The U.S. Fish and Wildlife Service is announcing the opening of a 60-day public comment period regarding an “enhancement of survival” permit application associated with a proposed Candidate Conservation Agreement with Assurances (CCAA) for the monarch butterfly on energy and transportation lands. The proposed agreement would involve transportation and energy partners across the lower 48 states and would address conservation needs of the species on millions of acres of rights-of-way and associated lands.

“This agreement is an unprecedented conservation opportunity,” said Acting Service Midwest Regional Director Charlie Wooley. “More than 30 energy and transmission companies and state departments of transportation are voluntarily committing time and funding to implement monarch-friendly management practices on millions of acres of land. The scale of this proposal makes it the largest of its kind.”

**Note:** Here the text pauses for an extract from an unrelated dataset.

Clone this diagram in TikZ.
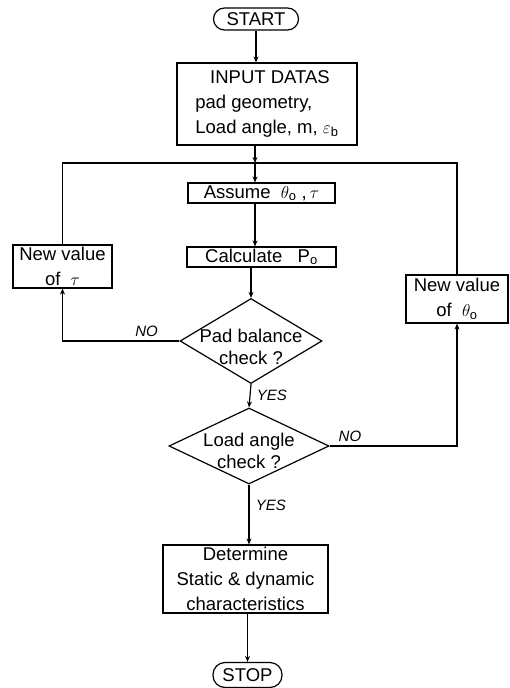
\documentclass[tikz,border=0pt]{standalone}
\usepackage{fontspec}
\setmainfont{Liberation Sans}
\usepackage{amsmath}
\usetikzlibrary{calc}
\usetikzlibrary{shapes.geometric}
\usetikzlibrary{arrows.meta}

\tikzset{
  flowbox/.style={draw, line width=1.2pt, rectangle, inner sep=0pt, font=\fontsize{18.5}{25}\selectfont},
  termbox/.style={draw, line width=1.2pt, rounded corners=11pt, inner sep=0pt, font=\fontsize{18.5}{22}\selectfont},
  decision/.style={draw, line width=1.2pt, diamond, inner sep=0pt},
  decisiontext/.style={align=center, font=\fontsize{18.5}{22}\selectfont},
  answer/.style={font=\fontsize{15}{17}\selectfont\itshape},
  flow/.style={line width=1.2pt, -{Stealth[length=6pt,width=5pt]}},
  loopline/.style={line width=1.2pt}
}

\begin{document}
\begin{tikzpicture}[x=1pt,y=-1pt]
\useasboundingbox (0,0) rectangle (509,688);

\node[termbox, minimum width=85pt, minimum height=22pt] (start) at (256,19) {START};
\node[flowbox, minimum width=180pt, minimum height=82pt, align=left] (input) at (267,104)
  {\hspace{0.8em}INPUT DATAS\\pad geometry,\\Load angle, m, $\varepsilon_{\text{b}}$};
\coordinate (J) at (255,163);

\node[flowbox, minimum width=147pt, minimum height=20pt] (assume) at (261.5,193) {Assume\ \ $\theta_{\text{o}}$\ ,\,$\tau$};
\node[flowbox, minimum width=149pt, minimum height=20pt] (calc) at (261.5,257) {Calculate\ \ \ P$_{\text{o}}$};

\node[decision, minimum width=142pt, minimum height=85pt] (pad) at (251,341) {};
\node[decisiontext] (padtext) at ($(pad)+(0,6)$) {Pad balance\\check ?};

\node[decision, minimum width=160pt, minimum height=76pt] (load) at (249,446) {};
\node[decisiontext] (loadtext) at ($(load)+(0,5)$) {Load angle\\check ?};

\node[flowbox, minimum width=99pt, minimum height=43pt, align=center] (tau) at (62.5,266.5) {New value\\of\ \ $\tau$};
\node[flowbox, minimum width=102pt, minimum height=48pt, align=center] (theta) at (457,299) {New value\\of\ \ $\theta_{\text{o}}$};

\node[flowbox, minimum width=165pt, minimum height=68pt, align=center] (determine) at (245.5,579)
  {Determine\\Static \& dynamic\\characteristics};
\node[termbox, rounded corners=12pt, minimum width=69pt, minimum height=25pt] (stop) at (247.5,675) {STOP};

\draw[flow] (start.south) -- (start.south |- input.north);
\draw[flow] (input.south -| J) -- (J);
\draw[flow] (J) -- (J |- assume.north);
\draw[flow] (assume.south -| J) -- (J |- calc.north);
\draw[flow] (calc.south -| pad.north) -- (pad.north);
\draw[flow] (pad.south) -- (load.north) node[answer, midway, right, xshift=3pt] {YES};
\draw[flow] (load.south) -- (load.south |- determine.north) node[answer, pos=0.35, right, xshift=3pt] {YES};
\draw[flow] (determine.south -| stop.north) -- (stop.north);

% loops back to the top line
\draw[flow] (pad.west) -| (tau.south) node[answer, pos=0.14, above] {NO};
\draw[loopline] (tau.north) |- (J);
\draw[flow] (load.east) -| (theta.south) node[answer, pos=0.08, above] {NO};
\draw[loopline] (theta.north) |- (J);

\end{tikzpicture}
\end{document}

A candidate conservation agreement with assurances (CCAA) is a formal, voluntary agreement between the Service and non-federal landowners to conserve habitat that benefits at-risk species. In return, participating property owners receive assurances that no additional conservation measures will be required if the covered species is listed under the Endangered Species Act (ESA).

The Service provides these assurances through an “enhancement of survival” permit, giving authorization to participating landowners for take that is incidental to activities covered by the CCAA. Take includes harming, harassing or killing a listed species and is prohibited under the ESA unless a permit is issued.

Under the monarch rights-of-way CCAA, more than 30 companies in the energy and transportation sectors would provide habitat for the species on energy and transportation lands nationwide. Participants would carry out measures to reduce or remove threats to the species caused by ongoing maintenance and modernization activities on rights-of-way.

This proposed agreement is a part of an integrated conservation approach that encourages the creation of new monarch habitat, as well as the maintenance of existing habitat across enrolled lands. Participants include companies and state agencies that manage lands used for electric power generation, transmission and distribution; oil and gas transport; solar energy sites; and transportation. In return, the agreement would provide regulatory assurances to participants if the butterfly were to be protected under the ESA.

“This conservation agreement could potentially provide millions of acres of prime habitat for the monarch butterfly,” said Wooley. “It’s one part of an ‘all hands on deck’ approach to conserving this iconic species. If we can find ways to conserve these areas for monarchs, while providing predictability for industry, we all win.”

Monarch butterflies and other pollinators are declining in numbers due to multiple factors, including habitat loss. The Service is assessing the status of this species and will determine whether it warrants a proposed listing under the ESA.